Family of mob victim blasts judge for recommending his early release
A Brooklyn federal judge may be seeking leniency for a convicted mobster-turned-model prisoner — but the victim’s family sure isn’t.
The family is outraged at the judge’s resentencing recommendation — saying the “chance that this animal can get out earlier than 20 years is taking its toll on me physically and mentally,” the dead man's 82-year-old mother wrote to the judge and prosecutors.
John Imbrieco is doing 20 years for a plea to RICO conspiracy and conspiracy to obstruct justice following a fatal 1994 shooting at a Genovese crime family social club in Williamsburg.
Sabato Lombardi was killed and another man was wounded in the shooting. Imbrieco was a Bonnano associate at the time, while Lombardi and the other shooting victim, Michael D’Urso, were members of the Genovese crime family.
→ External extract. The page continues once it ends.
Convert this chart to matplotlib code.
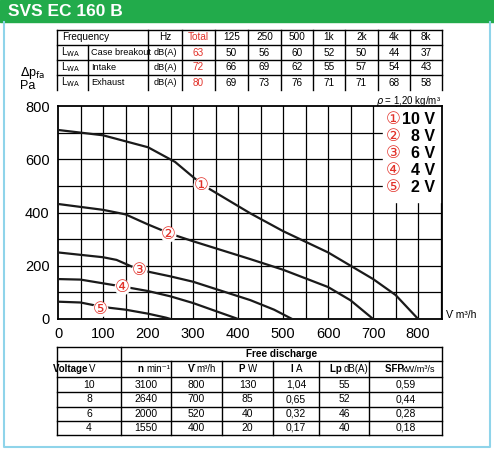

Last month, Brooklyn Federal Judge Leo Glasser recommended prosecutors agree to a sentence of time served for Imbrieco.
Imbrieco is more than 15 years into his 20-year prison sentence. The 53-year-old former mobster had written Glasser — saying he was a reformed man, while co-defendants ultimately had no convictions for the shooting. Imbrieco noted his efforts to improve himself behind bars, ticking off completed programs including taking plumbing courses and even spin classes.
Lombardi’s family learned of the judge's request after reading the Daily News. Now they’re urging prosecutors not to disturb Imbrieco’s sentence.
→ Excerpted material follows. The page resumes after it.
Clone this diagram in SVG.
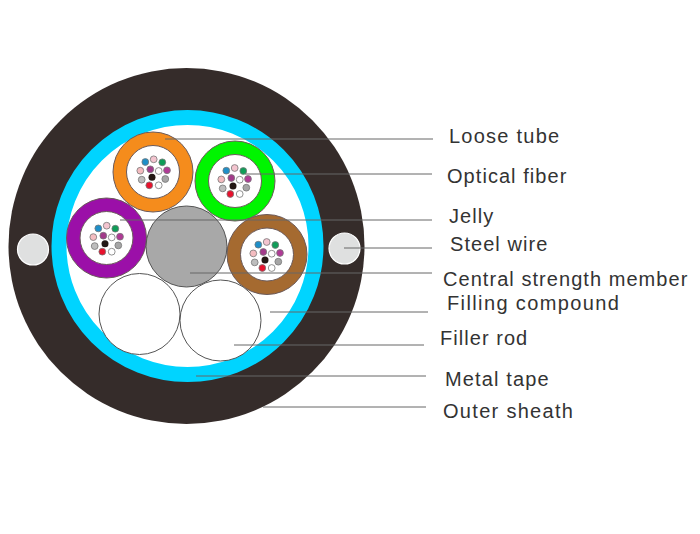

It would be an injustice for Imbrieco to get out early, Lombardi’s mother, sister, brothers and would-be future sister-in-law told Glasser and Brooklyn U.S. Attorney Robert Capers.
In one of the letters submitted Monday, younger brother Antonio, 40, said the family sat through months of trials and appeals.
“An early release to John Imbrieco only makes us feel the judicial system failed us once again,” he wrote.
Lombardi’s mother, Pasqualina, said no mother should bury her son — especially the way she had to, without saying how much she loved Lombardi.
“Prison doesn't change murderers,” she wrote.
In an interview with The News, Lombardi’s older sister, Assunta, wondered: “Is Judge Glasser setting precedent for a murderer?”
She said Imbrieco “knows how to game the system.”
Whatever life her brother led, Assunta, 58, said Lombardi "kept us out of it.”
“Above all, he was a human being," she added.
Lombardi never came home that November 1994 night, Assunta said.
"We've been dealing with that for 23 years,” she said.
Prosecutors haven't filed a reply yet to Glasser's recommendation. A spokesman for the Brooklyn U.S. Attorney's office declined comment Tuesday.